__PROBLEM TO SOLVE__. Copy the lines of the data below exactly, starting at the first and stopping after the line that contains "40, 45, 50]"; include no pictures.

++++++++++

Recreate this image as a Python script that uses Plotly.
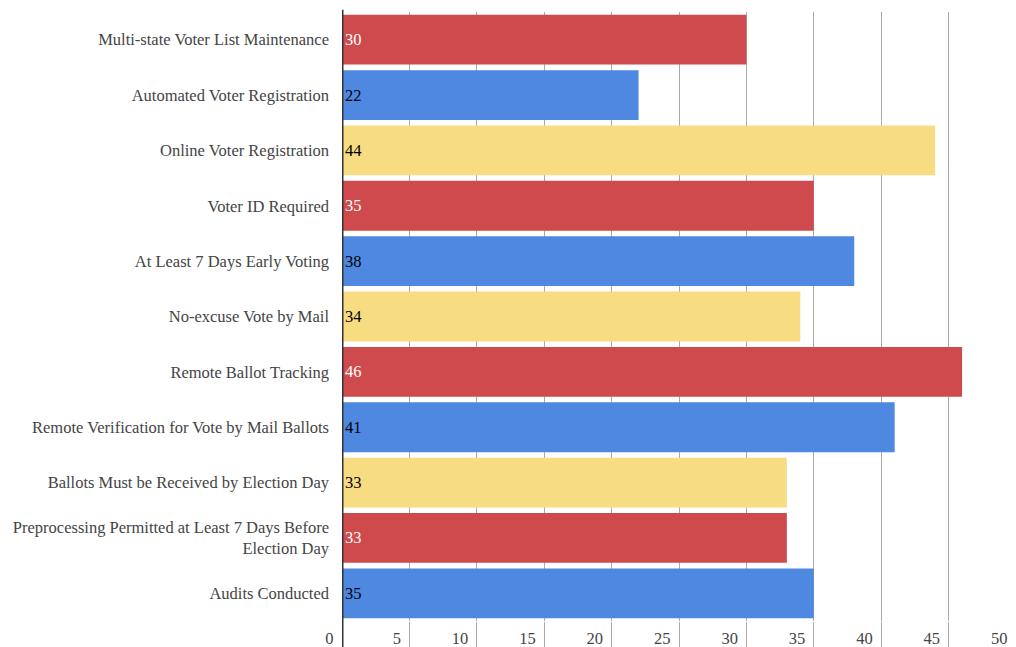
import plotly.graph_objects as go

categories = [
    "Multi-state Voter List Maintenance",
    "Automated Voter Registration",
    "Online Voter Registration",
    "Voter ID Required",
    "At Least 7 Days Early Voting",
    "No-excuse Vote by Mail",
    "Remote Ballot Tracking",
    "Remote Verification for Vote by Mail Ballots",
    "Ballots Must be Received by Election Day",
    "Preprocessing Permitted at Least 7 Days Before<br>Election Day",
    "Audits Conducted",
]
values = [30, 22, 44, 35, 38, 34, 46, 41, 33, 33, 35]
bar_colors = ["#CF4A4D", "#4E88E0", "#F7DC82"] * 4
label_colors = ["#FFFFFF", "#000000", "#000000"] * 4
x_ticks = [0, 5, 10, 15, 20, 25, 30, 35, 40, 45, 50]

n = len(categories)
fig = go.Figure(go.Bar(
    y=categories,
    x=values,
    orientation="h",
    marker=dict(color=bar_colors[:n], line=dict(width=0)),
    text=[str(v) for v in values],
    textposition="inside",
    insidetextanchor="start",
    textfont=dict(family="Liberation Serif", size=16.5, color=label_colors[:n]),
    cliponaxis=False,
))

fig.update_layout(
    width=1008, height=639,
    margin=dict(l=334, r=0, t=4, b=26),
    paper_bgcolor="white", plot_bgcolor="white",
    bargap=0.1,
    showlegend=False,
    font=dict(family="Liberation Serif", size=16.5, color="#444444"),
)
fig.update_xaxes(
    range=[0, 50],
    tickvals=x_ticks,
    ticktext=[str(t) for t in x_ticks],
    showgrid=True, gridcolor="#AAAAAA", gridwidth=1,
    zeroline=False,
    ticks="outside", ticklen=27, tickcolor="#AAAAAA", tickwidth=1,
    ticklabelposition="outside left",
    ticklabelstandoff=2,
    ticklabelshift=-8,
    tickfont=dict(family="Liberation Serif", size=16.5, color="#444444"),
)
fig.update_yaxes(
    autorange="reversed",
    showgrid=False,
    zeroline=False,
    ticks="", ticklabelstandoff=12,
    tickfont=dict(family="Liberation Serif", size=16.5, color="#444444"),
)
fig.add_shape(type="line", xref="x", yref="paper", x0=0, x1=0, y0=-0.05, y1=1.0035,
              line=dict(color="#333333", width=3))

fig.write_html("out.html")
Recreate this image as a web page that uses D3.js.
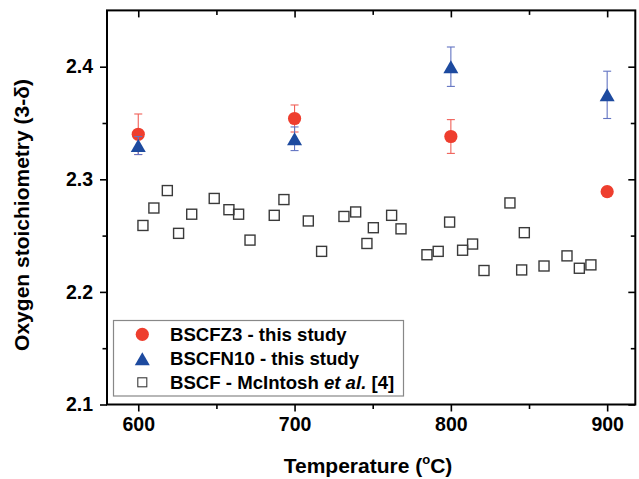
<!DOCTYPE html>
<html>
<head>
<meta charset="utf-8">
<script src="https://cdn.jsdelivr.net/npm/d3@7/dist/d3.min.js"></script>
<style>
  body { margin: 0; background: #fff; }
  text { font-family: "Liberation Sans", Arial, sans-serif; font-weight: bold; fill: #000; }
</style>
</head>
<body>
<svg width="639" height="479"></svg>
<script>
// this study
var temps = [600, 700, 800, 900];
var bscfz3 = [2.340, 2.354, 2.338, 2.289];
var bscfz3Err = [0.018, 0.012, 0.015, 0.004];
var bscfn10 = [2.330, 2.336, 2.400, 2.375];
var bscfn10Err = [0.008, 0.0105, 0.0175, 0.021];

// McIntosh et al.
var bscfT = [603, 610, 618.6, 625.8, 634.2, 648.6, 658, 664.2, 671.5, 687, 693.2,
  708.8, 717.3, 731.6, 739.1, 746.3, 750.4, 762.1, 768.1, 784.7, 791.9, 799.2,
  807.5, 813.9, 821.2, 837.8, 847, 845.3, 859.6, 874.3, 882.2, 889.6];
var bscfV = [2.259, 2.2745, 2.290, 2.252, 2.269, 2.283, 2.273, 2.269, 2.246, 2.268, 2.282,
  2.263, 2.236, 2.267, 2.271, 2.243, 2.257, 2.268, 2.256, 2.233, 2.236, 2.262,
  2.237, 2.2425, 2.219, 2.279, 2.2526, 2.2195, 2.223, 2.232, 2.221, 2.224];

var xMajor = [600, 700, 800, 900];
var xMinor = [650, 750, 850];
var yMajor = [2.1, 2.2, 2.3, 2.4];
var yMinor = [2.15, 2.25, 2.35];

var red = "#ee3e2e", redErr = "#f06058";
var blue = "#1d4a9f", blueErr = "#6274c2";

var svg = d3.select("svg");
var x = d3.scaleLinear().domain([580, 918]).range([107, 635.3]);
var y = d3.scaleLinear().domain([2.1, 2.45]).range([404.5, 10.4]);
var x0 = x.range()[0], x1 = x.range()[1], y0 = y.range()[0], y1 = y.range()[1];

// axes: bottom/left ticks outward, top/right mirror inward
svg.append("g").attr("transform", "translate(0," + y0 + ")")
  .call(d3.axisBottom(x).tickValues(xMajor).tickSize(7).tickSizeOuter(0).tickPadding(6).tickFormat(d3.format("d")))
  .call(g => g.selectAll("text").attr("font-size", 19.5).attr("font-family", null).attr("font-weight", "bold"));
svg.append("g").attr("transform", "translate(0," + y0 + ")")
  .call(d3.axisBottom(x).tickValues(xMinor).tickSize(4.5).tickSizeOuter(0).tickFormat(""));
svg.append("g").attr("transform", "translate(" + x0 + ",0)")
  .call(d3.axisLeft(y).tickValues(yMajor).tickSize(7).tickSizeOuter(0).tickPadding(7).tickFormat(d3.format(".1f")))
  .call(g => g.selectAll("text").attr("font-size", 19.5).attr("font-family", null).attr("font-weight", "bold"));
svg.append("g").attr("transform", "translate(" + x0 + ",0)")
  .call(d3.axisLeft(y).tickValues(yMinor).tickSize(4.5).tickSizeOuter(0).tickFormat(""));
svg.append("g").attr("transform", "translate(0," + y1 + ")")
  .call(d3.axisBottom(x).tickValues(xMajor).tickSize(7).tickSizeOuter(0).tickFormat(""));
svg.append("g").attr("transform", "translate(0," + y1 + ")")
  .call(d3.axisBottom(x).tickValues(xMinor).tickSize(4.5).tickSizeOuter(0).tickFormat(""));
svg.append("g").attr("transform", "translate(" + x1 + ",0)")
  .call(d3.axisLeft(y).tickValues(yMajor).tickSize(7).tickSizeOuter(0).tickFormat(""));
svg.append("g").attr("transform", "translate(" + x1 + ",0)")
  .call(d3.axisLeft(y).tickValues(yMinor).tickSize(4.5).tickSizeOuter(0).tickFormat(""));
svg.selectAll(".domain").remove();
svg.selectAll(".tick line").attr("stroke", "#000").attr("stroke-width", 1.6);

svg.append("rect")
  .attr("x", x0).attr("y", y1).attr("width", x1 - x0).attr("height", y0 - y1)
  .attr("fill", "none").attr("stroke", "#000").attr("stroke-width", 2);

// McIntosh squares
svg.append("g").selectAll("rect")
  .data(bscfT.map((t, i) => ({t: t, v: bscfV[i]})))
  .enter().append("rect")
    .attr("x", d => x(d.t) - 5).attr("y", d => y(d.v) - 5)
    .attr("width", 10).attr("height", 10)
    .attr("fill", "none").attr("stroke", "#3a3a3a").attr("stroke-width", 1.4);

function errorBars(vals, errs, color) {
  var g = svg.append("g").attr("stroke", color).attr("stroke-width", 1.1);
  temps.forEach(function(t, i) {
    var cx = x(t), hi = y(vals[i] + errs[i]), lo = y(vals[i] - errs[i]);
    g.append("line").attr("x1", cx).attr("x2", cx).attr("y1", hi).attr("y2", lo);
    g.append("line").attr("x1", cx - 4).attr("x2", cx + 4).attr("y1", hi).attr("y2", hi);
    g.append("line").attr("x1", cx - 4).attr("x2", cx + 4).attr("y1", lo).attr("y2", lo);
  });
}

function triPath(cx, cy, w, h) {
  return "M" + cx + "," + (cy - h / 2) + "L" + (cx + w / 2) + "," + (cy + h / 2) +
    "L" + (cx - w / 2) + "," + (cy + h / 2) + "Z";
}

errorBars(bscfz3, bscfz3Err, redErr);
svg.append("g").selectAll("circle")
  .data(temps.map((t, i) => ({t: t, v: bscfz3[i]})))
  .enter().append("circle")
    .attr("cx", d => x(d.t)).attr("cy", d => y(d.v)).attr("r", 6.6)
    .attr("fill", red);

errorBars(bscfn10, bscfn10Err, blueErr);
svg.append("g").selectAll("path")
  .data(temps.map((t, i) => ({t: t, v: bscfn10[i]})))
  .enter().append("path")
    .attr("d", d => triPath(x(d.t), y(d.v), 15, 13))
    .attr("fill", blue);

// legend
var leg = svg.append("g");
leg.append("rect").attr("x", 113.5).attr("y", 320.5).attr("width", 290).attr("height", 75.5)
  .attr("fill", "#fff").attr("stroke", "#888").attr("stroke-width", 1.2);
var rows = [334.3, 358.7, 382.3];
leg.append("circle").attr("cx", 142.3).attr("cy", rows[0]).attr("r", 6.6).attr("fill", red);
leg.append("path").attr("d", triPath(142.3, rows[1], 15, 13)).attr("fill", blue);
leg.append("rect").attr("x", 137.8).attr("y", rows[2] - 4.5).attr("width", 9).attr("height", 9)
  .attr("fill", "none").attr("stroke", "#3a3a3a").attr("stroke-width", 1.1);
leg.append("text").attr("x", 170).attr("y", rows[0] + 6.5).attr("font-size", 18.6).text("BSCFZ3 - this study");
leg.append("text").attr("x", 170).attr("y", rows[1] + 6.5).attr("font-size", 18.6).text("BSCFN10 - this study");
var t3 = leg.append("text").attr("x", 170).attr("y", rows[2] + 6.5).attr("font-size", 18.6);
t3.append("tspan").text("BSCF - McIntosh ");
t3.append("tspan").attr("font-style", "italic").text("et al.");
t3.append("tspan").text(" [4]");

// axis titles
var xt = svg.append("text").attr("x", 368).attr("y", 473).attr("text-anchor", "middle").attr("font-size", 21);
xt.append("tspan").text("Temperature (");
xt.append("tspan").attr("font-size", 13).attr("dy", -9).text("o");
xt.append("tspan").attr("dy", 9).text("C)");

svg.append("text")
  .attr("transform", "translate(29,215) rotate(-90)")
  .attr("text-anchor", "middle").attr("font-size", 21)
  .text("Oxygen stoichiometry (3-\u03b4)");
</script>
</body>
</html>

++++++++++

__RIGHT ANSWER__.
Recreate this image as a Python script that uses Plotly.
import plotly.graph_objects as go

categories = [
    "Multi-state Voter List Maintenance",
    "Automated Voter Registration",
    "Online Voter Registration",
    "Voter ID Required",
    "At Least 7 Days Early Voting",
    "No-excuse Vote by Mail",
    "Remote Ballot Tracking",
    "Remote Verification for Vote by Mail Ballots",
    "Ballots Must be Received by Election Day",
    "Preprocessing Permitted at Least 7 Days Before<br>Election Day",
    "Audits Conducted",
]
values = [30, 22, 44, 35, 38, 34, 46, 41, 33, 33, 35]
bar_colors = ["#CF4A4D", "#4E88E0", "#F7DC82"] * 4
label_colors = ["#FFFFFF", "#000000", "#000000"] * 4
x_ticks = [0, 5, 10, 15, 20, 25, 30, 35, 40, 45, 50]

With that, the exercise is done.